Sector rotation occurs when sectors move into or out of favor quickly. Unfortunately, the rallies and retreats can happen quickly and be short-lived. Chasing momentary rallies or declines often ends in failure. This is why risk should be spread across asset classes, and investors should wait for results rather than chasing them. Below you can see a sector quilt, with the black line through white squares indicating the performance of a balanced portfolio:


Source: Bloomberg, FactSet, MSCI, NAREIT, Russell, Standard & Poor’s, J.P. Morgan Asset Management.

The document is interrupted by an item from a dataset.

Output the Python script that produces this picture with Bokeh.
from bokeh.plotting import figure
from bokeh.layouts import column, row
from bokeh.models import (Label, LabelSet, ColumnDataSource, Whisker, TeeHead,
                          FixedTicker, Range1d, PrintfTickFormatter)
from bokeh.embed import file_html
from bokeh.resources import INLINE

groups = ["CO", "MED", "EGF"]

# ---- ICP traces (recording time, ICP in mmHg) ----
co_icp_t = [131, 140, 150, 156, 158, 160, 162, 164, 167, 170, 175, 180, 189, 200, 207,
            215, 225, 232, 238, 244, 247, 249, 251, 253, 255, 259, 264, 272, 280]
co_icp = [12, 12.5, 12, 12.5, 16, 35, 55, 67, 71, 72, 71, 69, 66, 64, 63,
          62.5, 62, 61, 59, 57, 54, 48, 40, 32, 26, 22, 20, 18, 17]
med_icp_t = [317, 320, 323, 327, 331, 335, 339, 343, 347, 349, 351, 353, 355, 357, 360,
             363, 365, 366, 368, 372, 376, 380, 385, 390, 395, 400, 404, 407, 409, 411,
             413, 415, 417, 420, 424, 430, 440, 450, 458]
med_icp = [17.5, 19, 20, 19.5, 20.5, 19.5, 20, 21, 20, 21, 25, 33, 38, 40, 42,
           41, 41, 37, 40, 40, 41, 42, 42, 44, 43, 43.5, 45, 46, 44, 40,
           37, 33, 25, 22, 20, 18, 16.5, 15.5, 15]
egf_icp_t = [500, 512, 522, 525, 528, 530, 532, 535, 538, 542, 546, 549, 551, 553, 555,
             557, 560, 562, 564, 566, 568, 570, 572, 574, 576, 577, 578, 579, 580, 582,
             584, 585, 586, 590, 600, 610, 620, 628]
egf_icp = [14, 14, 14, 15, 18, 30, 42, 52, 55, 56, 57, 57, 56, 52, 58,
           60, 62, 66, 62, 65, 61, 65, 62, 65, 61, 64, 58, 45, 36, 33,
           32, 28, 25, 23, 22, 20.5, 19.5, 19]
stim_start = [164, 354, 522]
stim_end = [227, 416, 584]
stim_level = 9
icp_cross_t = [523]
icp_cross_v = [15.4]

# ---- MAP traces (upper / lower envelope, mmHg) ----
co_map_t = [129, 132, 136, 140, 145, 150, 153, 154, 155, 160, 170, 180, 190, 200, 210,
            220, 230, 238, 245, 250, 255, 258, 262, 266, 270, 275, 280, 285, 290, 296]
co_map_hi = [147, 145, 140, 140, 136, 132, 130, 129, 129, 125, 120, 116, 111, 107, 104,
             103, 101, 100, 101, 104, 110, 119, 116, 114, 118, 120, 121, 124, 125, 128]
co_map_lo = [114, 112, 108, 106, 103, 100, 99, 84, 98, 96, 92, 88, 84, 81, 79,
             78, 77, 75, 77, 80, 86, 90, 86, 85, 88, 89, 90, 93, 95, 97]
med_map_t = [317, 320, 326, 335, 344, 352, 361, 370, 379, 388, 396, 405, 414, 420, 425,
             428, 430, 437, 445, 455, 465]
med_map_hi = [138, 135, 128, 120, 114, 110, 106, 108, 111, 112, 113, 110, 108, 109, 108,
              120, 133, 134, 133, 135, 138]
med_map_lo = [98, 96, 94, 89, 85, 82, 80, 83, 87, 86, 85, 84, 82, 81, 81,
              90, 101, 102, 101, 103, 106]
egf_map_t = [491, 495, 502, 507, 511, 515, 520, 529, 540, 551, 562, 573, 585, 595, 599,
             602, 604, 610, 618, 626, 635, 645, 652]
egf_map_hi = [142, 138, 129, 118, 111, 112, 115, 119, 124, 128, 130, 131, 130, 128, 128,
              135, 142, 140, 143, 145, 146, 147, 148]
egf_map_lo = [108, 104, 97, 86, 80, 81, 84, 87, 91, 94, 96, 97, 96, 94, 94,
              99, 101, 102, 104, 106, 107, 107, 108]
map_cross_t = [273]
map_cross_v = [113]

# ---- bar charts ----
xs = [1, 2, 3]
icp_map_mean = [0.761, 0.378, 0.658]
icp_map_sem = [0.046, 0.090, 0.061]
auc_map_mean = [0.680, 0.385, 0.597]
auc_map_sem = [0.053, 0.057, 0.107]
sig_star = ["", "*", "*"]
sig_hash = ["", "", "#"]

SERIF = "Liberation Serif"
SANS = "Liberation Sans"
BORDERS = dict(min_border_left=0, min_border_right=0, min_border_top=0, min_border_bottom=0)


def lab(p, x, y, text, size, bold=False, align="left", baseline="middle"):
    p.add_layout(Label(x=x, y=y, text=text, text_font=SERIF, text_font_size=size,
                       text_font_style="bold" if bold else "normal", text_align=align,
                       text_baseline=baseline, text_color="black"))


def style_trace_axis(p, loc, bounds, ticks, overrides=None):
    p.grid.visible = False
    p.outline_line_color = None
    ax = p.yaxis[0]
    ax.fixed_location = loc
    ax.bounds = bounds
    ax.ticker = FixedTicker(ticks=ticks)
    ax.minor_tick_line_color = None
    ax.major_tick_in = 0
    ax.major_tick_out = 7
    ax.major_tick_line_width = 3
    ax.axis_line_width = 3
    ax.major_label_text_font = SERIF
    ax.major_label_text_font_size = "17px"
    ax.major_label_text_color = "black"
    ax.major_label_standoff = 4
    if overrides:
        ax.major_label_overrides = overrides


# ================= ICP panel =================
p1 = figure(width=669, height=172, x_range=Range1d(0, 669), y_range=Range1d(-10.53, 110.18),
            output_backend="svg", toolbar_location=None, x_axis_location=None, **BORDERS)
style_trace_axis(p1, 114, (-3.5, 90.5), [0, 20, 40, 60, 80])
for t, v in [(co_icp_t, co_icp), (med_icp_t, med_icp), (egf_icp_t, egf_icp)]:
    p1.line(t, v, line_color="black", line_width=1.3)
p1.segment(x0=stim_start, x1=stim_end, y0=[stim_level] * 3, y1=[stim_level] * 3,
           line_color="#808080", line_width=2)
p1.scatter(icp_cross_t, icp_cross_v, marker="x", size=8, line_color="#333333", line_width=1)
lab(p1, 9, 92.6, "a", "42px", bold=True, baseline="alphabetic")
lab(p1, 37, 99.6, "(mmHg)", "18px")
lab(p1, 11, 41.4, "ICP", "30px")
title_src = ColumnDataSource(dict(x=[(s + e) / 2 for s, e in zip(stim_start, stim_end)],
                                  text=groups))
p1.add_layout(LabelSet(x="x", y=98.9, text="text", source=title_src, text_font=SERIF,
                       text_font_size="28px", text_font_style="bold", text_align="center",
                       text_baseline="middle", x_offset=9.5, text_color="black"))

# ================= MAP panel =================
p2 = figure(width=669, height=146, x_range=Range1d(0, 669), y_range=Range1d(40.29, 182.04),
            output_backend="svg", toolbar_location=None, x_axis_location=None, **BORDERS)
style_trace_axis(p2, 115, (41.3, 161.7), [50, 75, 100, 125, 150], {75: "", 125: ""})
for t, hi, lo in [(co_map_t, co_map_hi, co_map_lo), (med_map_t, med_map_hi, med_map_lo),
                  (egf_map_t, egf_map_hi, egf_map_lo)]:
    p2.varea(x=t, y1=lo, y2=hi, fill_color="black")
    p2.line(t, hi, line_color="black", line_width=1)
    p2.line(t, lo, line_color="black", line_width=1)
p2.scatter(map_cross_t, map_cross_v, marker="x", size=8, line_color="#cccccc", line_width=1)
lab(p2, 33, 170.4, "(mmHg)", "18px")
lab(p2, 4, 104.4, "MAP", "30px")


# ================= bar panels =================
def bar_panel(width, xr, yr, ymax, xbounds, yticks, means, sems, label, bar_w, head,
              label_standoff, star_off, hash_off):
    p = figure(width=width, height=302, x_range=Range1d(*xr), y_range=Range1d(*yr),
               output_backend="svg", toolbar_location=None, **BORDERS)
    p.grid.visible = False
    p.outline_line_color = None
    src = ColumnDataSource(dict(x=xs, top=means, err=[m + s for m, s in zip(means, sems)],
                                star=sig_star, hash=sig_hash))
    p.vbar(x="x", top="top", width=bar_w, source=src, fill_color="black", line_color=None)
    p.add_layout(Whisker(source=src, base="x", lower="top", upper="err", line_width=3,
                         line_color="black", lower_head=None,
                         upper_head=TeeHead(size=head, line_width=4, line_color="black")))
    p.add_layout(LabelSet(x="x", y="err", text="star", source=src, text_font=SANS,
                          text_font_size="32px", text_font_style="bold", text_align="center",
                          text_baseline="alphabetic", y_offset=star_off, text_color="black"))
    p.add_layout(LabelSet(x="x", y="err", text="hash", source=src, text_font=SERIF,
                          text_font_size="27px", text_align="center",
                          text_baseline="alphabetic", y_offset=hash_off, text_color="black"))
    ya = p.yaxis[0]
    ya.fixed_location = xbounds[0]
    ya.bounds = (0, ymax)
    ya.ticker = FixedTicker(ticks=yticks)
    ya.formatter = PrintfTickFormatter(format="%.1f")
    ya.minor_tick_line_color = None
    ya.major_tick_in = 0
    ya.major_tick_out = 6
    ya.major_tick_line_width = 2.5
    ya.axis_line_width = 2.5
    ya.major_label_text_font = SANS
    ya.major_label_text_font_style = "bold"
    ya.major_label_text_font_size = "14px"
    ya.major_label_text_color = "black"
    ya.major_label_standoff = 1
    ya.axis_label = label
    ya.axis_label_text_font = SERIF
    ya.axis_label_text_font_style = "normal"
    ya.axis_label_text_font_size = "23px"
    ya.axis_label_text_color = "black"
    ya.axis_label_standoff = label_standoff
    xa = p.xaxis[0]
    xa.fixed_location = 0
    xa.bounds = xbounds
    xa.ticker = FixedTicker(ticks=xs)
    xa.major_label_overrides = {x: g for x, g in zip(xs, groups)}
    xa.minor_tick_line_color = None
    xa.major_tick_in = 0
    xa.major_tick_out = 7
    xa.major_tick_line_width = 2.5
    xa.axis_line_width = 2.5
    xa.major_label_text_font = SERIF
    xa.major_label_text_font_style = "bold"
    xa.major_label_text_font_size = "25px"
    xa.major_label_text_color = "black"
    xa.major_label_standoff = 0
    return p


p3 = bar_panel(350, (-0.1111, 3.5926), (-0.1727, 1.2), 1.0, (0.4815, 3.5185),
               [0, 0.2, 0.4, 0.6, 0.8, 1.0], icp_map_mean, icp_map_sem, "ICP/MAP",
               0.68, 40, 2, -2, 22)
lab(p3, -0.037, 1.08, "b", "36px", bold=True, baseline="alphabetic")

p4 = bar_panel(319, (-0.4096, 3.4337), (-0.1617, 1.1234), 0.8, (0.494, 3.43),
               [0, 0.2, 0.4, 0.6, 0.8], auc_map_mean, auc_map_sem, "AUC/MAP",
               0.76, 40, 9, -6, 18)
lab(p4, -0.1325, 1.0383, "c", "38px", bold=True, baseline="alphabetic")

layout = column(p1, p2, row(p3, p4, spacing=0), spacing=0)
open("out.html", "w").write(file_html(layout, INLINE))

Large cap: S&P 500, Small cap: Russell 2000, EM Equity: MSCI EME, DM Equity: MSCI EAFE, Comdty: Bloomberg Commodity Index, High Yield: Bloomberg Global HY Index, Fixed Income: Bloomberg U.S. Aggregate, REITs: NAREIT Equity REIT Index, Cash: Bloomberg 1-3m Treasury. The “Asset Allocation” portfolio assumes the following weights: 25% in the S&P 500, 10% in the Russell 2000, 15% in the MSCI EAFE, 5% in the MSCI EME, 25% in the Bloomberg U.S. Aggregate, 5% in the Bloomberg 1-3m Treasury, 5% in the Bloomberg Global High Yield Index, 5% in the Bloomberg Commodity Index and 5% in the NAREIT Equity REIT Index. Balanced portfolio assumes annual rebalancing. Annualized (Ann.) return and volatility (Vol.) represents period from 12/31/2009 to 12/31/2024. Please see disclosure page at end for index definitions. All data represents total return for stated period. The “Asset Allocation” portfolio is for illustrative purposes only. Past performance is not indicative of future returns.

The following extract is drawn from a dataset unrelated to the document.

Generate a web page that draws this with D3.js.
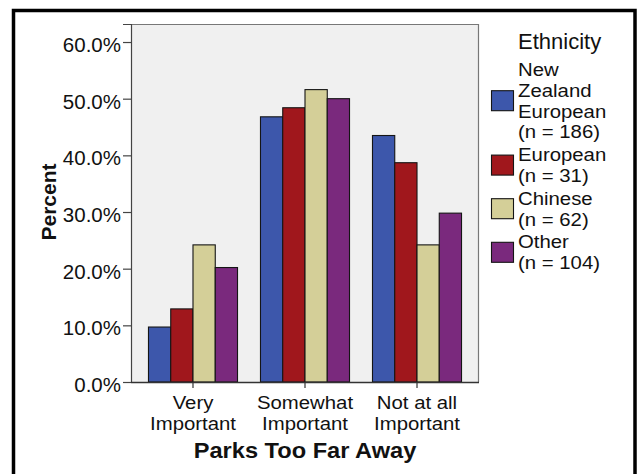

Guide to the Markets – U.S. Data are as of December 31, 2024.

Each of the Linden Thomas & Co. private portfolios are built with a focus on high net cashflow and direct ownership, but without an investor’s patience even portfolio efficiency can’t stop results from being cut short. For example, below is an illustration of the Linden Thomas & Co. All-Cap Growth 150 Index in comparison to the S&P 500:


You cannot invest directly in an index. The performance results shown are those of a proprietary account at Linden Thomas invested using real dollars based upon the application of Linden Thomas’s Proprietary Linden Thomas All-Cap Quality Growth 150 Index. These performance results are presented net of a .85% advisory fee. The performance results do not reflect the deduction of other fees or expenses, including but not limited to brokerage fees, custodial fees, fees and expenses charged by mutual funds and other investment companies, and any other fee or expenses a client may incur in the management of such client’s investment advisory account. A client’s return with respect to an investment would be reduced by any fees or expenses a client may incur in the management of its investment advisory account. The performance results are unaudited and are not an estimate of any specific investors actual performance, which may be materially different from such performance depending on numerous factors. No representations or warranties whatsoever are made by Linden Thomas or any other person or entity as to the future profitability of an investment account or the results of making an investment. Past performance is not a guarantee of future results.

As you can see, over time the All-Cap 150 did quite well. At the core of each efficient portfolio is direct ownership, quality holdings, balance across sectors, and yield-focused bonds. However, efficient portfolios still require time to perform.